[Start ENTRIES PROVIDED]

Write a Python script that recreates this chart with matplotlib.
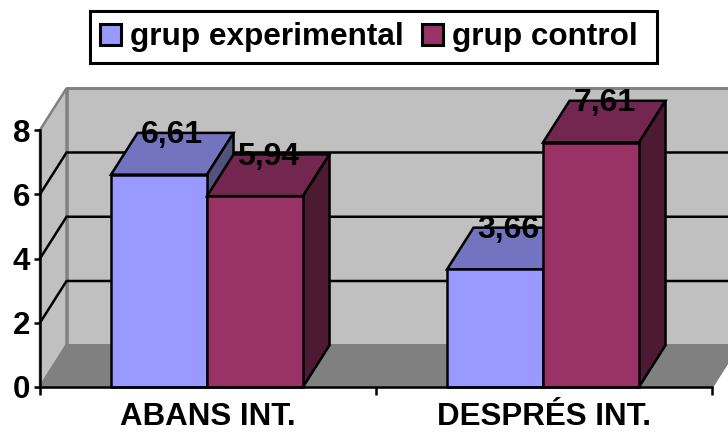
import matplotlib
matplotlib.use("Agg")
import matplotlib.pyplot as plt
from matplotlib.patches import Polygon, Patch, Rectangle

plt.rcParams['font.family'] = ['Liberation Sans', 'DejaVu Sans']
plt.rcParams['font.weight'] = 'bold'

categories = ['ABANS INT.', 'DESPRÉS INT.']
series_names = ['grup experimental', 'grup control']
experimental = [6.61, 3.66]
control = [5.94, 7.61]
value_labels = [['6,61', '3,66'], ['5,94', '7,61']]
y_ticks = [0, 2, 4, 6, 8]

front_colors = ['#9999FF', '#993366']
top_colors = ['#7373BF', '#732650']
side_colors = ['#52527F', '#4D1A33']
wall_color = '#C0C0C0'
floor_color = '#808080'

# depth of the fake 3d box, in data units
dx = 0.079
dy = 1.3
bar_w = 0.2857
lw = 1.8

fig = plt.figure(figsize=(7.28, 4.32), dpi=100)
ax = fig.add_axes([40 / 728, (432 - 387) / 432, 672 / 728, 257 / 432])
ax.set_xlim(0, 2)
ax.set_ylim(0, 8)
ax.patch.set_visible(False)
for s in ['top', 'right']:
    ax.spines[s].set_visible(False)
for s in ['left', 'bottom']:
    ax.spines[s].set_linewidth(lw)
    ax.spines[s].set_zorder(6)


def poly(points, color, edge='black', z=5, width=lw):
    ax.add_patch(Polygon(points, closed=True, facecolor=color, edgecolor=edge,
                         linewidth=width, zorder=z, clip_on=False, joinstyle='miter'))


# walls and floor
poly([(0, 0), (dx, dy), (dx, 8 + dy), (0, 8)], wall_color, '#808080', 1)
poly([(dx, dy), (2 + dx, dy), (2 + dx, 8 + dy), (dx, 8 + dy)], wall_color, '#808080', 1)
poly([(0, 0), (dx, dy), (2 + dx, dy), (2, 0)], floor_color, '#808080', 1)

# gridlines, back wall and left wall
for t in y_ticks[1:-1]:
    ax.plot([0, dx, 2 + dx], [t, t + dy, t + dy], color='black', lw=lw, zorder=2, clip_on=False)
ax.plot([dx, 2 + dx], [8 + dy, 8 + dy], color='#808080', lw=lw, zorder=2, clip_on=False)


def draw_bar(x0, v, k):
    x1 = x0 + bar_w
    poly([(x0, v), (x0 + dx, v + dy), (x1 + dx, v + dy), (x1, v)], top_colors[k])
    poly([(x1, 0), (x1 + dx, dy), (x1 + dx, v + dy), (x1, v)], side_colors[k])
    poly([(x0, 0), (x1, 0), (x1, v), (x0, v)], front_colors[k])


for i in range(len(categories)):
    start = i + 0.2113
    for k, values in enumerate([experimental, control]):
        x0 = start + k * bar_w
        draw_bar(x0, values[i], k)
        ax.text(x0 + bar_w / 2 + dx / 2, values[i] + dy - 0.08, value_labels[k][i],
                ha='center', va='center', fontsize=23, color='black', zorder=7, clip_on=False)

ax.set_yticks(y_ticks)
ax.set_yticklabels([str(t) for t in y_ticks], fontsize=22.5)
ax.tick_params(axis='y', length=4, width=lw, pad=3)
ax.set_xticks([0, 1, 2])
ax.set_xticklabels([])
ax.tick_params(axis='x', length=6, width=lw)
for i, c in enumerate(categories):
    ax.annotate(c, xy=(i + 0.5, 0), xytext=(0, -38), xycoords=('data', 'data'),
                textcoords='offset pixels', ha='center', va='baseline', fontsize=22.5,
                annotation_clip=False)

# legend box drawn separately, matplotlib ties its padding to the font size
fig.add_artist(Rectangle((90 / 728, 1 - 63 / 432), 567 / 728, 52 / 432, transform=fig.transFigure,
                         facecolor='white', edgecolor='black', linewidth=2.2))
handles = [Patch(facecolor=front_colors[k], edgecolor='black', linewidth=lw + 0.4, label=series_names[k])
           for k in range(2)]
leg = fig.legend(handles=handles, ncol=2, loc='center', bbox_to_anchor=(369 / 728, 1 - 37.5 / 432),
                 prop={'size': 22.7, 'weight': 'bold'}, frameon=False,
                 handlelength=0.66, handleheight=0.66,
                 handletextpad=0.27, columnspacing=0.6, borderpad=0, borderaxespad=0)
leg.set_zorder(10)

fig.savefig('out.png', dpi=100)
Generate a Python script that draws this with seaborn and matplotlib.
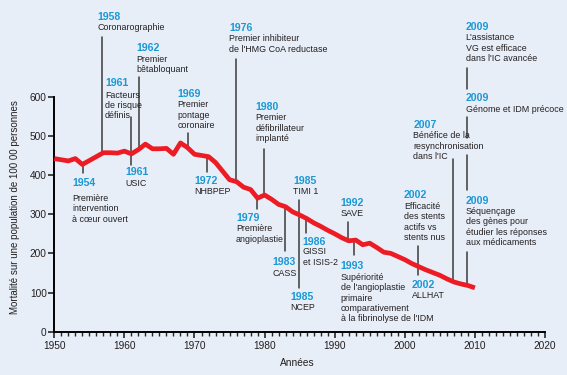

[End ENTRIES PROVIDED]
[Start ENTRIES PROVIDED]

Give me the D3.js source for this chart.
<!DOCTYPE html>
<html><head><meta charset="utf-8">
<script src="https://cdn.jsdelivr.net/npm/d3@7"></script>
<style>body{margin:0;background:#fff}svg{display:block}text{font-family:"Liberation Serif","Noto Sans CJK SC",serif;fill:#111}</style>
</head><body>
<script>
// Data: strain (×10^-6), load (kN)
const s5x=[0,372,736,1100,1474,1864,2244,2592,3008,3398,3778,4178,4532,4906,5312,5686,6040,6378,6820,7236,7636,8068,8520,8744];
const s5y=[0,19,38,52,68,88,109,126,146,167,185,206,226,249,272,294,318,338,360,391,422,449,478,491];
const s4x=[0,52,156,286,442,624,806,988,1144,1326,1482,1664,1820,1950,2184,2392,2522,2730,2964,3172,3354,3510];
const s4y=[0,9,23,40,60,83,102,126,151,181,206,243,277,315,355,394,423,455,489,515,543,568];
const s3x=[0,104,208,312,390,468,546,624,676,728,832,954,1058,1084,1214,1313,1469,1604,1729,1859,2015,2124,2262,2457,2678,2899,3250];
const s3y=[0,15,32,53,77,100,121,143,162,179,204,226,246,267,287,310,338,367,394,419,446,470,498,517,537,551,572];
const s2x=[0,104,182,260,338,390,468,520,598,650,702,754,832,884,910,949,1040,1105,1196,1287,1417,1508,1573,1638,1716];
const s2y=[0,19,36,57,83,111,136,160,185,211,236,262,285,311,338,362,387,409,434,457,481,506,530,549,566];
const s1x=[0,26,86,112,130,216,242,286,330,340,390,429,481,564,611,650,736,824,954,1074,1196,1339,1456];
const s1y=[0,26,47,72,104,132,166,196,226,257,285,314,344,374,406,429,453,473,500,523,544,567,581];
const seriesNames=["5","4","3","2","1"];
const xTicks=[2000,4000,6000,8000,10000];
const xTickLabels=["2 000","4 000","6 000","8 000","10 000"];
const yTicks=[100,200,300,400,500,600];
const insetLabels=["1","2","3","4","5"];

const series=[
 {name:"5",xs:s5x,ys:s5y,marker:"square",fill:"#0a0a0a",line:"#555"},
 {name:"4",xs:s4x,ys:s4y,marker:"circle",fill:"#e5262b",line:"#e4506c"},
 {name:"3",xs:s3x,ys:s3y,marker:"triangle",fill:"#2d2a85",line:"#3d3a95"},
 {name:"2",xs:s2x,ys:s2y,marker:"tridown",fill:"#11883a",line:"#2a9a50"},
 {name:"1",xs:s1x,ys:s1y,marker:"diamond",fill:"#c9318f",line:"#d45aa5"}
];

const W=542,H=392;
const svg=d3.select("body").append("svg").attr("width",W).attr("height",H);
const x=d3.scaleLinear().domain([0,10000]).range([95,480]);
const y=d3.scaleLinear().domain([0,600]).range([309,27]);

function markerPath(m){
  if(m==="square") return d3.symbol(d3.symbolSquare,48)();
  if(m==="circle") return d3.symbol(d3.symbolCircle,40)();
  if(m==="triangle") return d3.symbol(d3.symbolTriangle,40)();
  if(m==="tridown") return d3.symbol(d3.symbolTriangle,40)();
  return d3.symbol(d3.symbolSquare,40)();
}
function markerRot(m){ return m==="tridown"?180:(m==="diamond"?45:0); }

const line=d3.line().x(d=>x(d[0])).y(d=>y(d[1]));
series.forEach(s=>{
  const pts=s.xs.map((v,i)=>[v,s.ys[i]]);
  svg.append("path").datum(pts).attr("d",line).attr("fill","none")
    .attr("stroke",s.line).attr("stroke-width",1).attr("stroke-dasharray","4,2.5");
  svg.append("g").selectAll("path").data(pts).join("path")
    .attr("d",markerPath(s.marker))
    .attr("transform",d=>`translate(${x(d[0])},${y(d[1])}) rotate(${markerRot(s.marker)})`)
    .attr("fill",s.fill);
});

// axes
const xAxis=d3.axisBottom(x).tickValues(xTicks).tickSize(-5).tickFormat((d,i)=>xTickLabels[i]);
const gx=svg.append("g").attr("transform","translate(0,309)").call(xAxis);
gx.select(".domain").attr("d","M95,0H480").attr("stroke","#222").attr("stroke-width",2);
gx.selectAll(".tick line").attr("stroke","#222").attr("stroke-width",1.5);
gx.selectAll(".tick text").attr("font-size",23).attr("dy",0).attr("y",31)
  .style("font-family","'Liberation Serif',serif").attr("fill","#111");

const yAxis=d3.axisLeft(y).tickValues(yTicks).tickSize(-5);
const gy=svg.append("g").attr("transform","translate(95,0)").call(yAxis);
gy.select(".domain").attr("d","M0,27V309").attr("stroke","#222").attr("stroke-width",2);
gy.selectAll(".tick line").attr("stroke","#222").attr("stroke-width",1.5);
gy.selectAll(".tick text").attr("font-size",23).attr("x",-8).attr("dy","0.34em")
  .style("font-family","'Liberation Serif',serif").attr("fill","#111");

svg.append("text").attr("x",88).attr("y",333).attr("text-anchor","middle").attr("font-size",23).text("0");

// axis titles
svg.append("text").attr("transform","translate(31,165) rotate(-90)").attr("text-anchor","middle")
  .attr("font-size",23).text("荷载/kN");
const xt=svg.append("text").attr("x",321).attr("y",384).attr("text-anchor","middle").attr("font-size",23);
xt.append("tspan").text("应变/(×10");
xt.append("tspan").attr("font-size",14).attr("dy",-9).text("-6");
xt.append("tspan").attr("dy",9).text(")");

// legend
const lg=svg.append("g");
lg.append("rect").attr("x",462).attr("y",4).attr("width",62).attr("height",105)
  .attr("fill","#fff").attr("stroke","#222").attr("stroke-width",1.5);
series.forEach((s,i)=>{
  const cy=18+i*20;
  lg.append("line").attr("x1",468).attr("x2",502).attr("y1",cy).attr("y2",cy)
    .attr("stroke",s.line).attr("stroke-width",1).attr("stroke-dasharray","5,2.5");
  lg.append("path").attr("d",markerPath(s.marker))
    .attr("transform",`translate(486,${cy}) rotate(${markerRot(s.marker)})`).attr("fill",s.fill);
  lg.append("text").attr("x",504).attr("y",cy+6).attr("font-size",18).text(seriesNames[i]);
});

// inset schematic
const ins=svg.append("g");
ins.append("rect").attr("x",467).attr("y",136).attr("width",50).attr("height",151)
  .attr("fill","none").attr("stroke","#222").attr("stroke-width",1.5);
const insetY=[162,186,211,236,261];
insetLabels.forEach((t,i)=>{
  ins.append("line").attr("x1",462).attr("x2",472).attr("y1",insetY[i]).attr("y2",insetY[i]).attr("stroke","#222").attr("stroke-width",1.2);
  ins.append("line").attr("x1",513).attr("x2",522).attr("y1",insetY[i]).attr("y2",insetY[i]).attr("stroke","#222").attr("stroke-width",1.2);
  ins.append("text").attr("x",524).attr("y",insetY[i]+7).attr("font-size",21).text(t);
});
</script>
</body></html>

[End ENTRIES PROVIDED]

→ PROBLEM DESCRIPTION
Print everything from the line with "Write a Python" down to the line with "poly([(x0, 0), (x1, 0), (x1, v), (x0, v)], front_colors[k])" in the entries above, both lines included and nothing more, without the pictures.

→ ANSWER IN FULL
Write a Python script that recreates this chart with matplotlib.
import matplotlib
matplotlib.use("Agg")
import matplotlib.pyplot as plt
from matplotlib.patches import Polygon, Patch, Rectangle

plt.rcParams['font.family'] = ['Liberation Sans', 'DejaVu Sans']
plt.rcParams['font.weight'] = 'bold'

categories = ['ABANS INT.', 'DESPRÉS INT.']
series_names = ['grup experimental', 'grup control']
experimental = [6.61, 3.66]
control = [5.94, 7.61]
value_labels = [['6,61', '3,66'], ['5,94', '7,61']]
y_ticks = [0, 2, 4, 6, 8]

front_colors = ['#9999FF', '#993366']
top_colors = ['#7373BF', '#732650']
side_colors = ['#52527F', '#4D1A33']
wall_color = '#C0C0C0'
floor_color = '#808080'

# depth of the fake 3d box, in data units
dx = 0.079
dy = 1.3
bar_w = 0.2857
lw = 1.8

fig = plt.figure(figsize=(7.28, 4.32), dpi=100)
ax = fig.add_axes([40 / 728, (432 - 387) / 432, 672 / 728, 257 / 432])
ax.set_xlim(0, 2)
ax.set_ylim(0, 8)
ax.patch.set_visible(False)
for s in ['top', 'right']:
    ax.spines[s].set_visible(False)
for s in ['left', 'bottom']:
    ax.spines[s].set_linewidth(lw)
    ax.spines[s].set_zorder(6)


def poly(points, color, edge='black', z=5, width=lw):
    ax.add_patch(Polygon(points, closed=True, facecolor=color, edgecolor=edge,
                         linewidth=width, zorder=z, clip_on=False, joinstyle='miter'))


# walls and floor
poly([(0, 0), (dx, dy), (dx, 8 + dy), (0, 8)], wall_color, '#808080', 1)
poly([(dx, dy), (2 + dx, dy), (2 + dx, 8 + dy), (dx, 8 + dy)], wall_color, '#808080', 1)
poly([(0, 0), (dx, dy), (2 + dx, dy), (2, 0)], floor_color, '#808080', 1)

# gridlines, back wall and left wall
for t in y_ticks[1:-1]:
    ax.plot([0, dx, 2 + dx], [t, t + dy, t + dy], color='black', lw=lw, zorder=2, clip_on=False)
ax.plot([dx, 2 + dx], [8 + dy, 8 + dy], color='#808080', lw=lw, zorder=2, clip_on=False)


def draw_bar(x0, v, k):
    x1 = x0 + bar_w
    poly([(x0, v), (x0 + dx, v + dy), (x1 + dx, v + dy), (x1, v)], top_colors[k])
    poly([(x1, 0), (x1 + dx, dy), (x1 + dx, v + dy), (x1, v)], side_colors[k])
    poly([(x0, 0), (x1, 0), (x1, v), (x0, v)], front_colors[k])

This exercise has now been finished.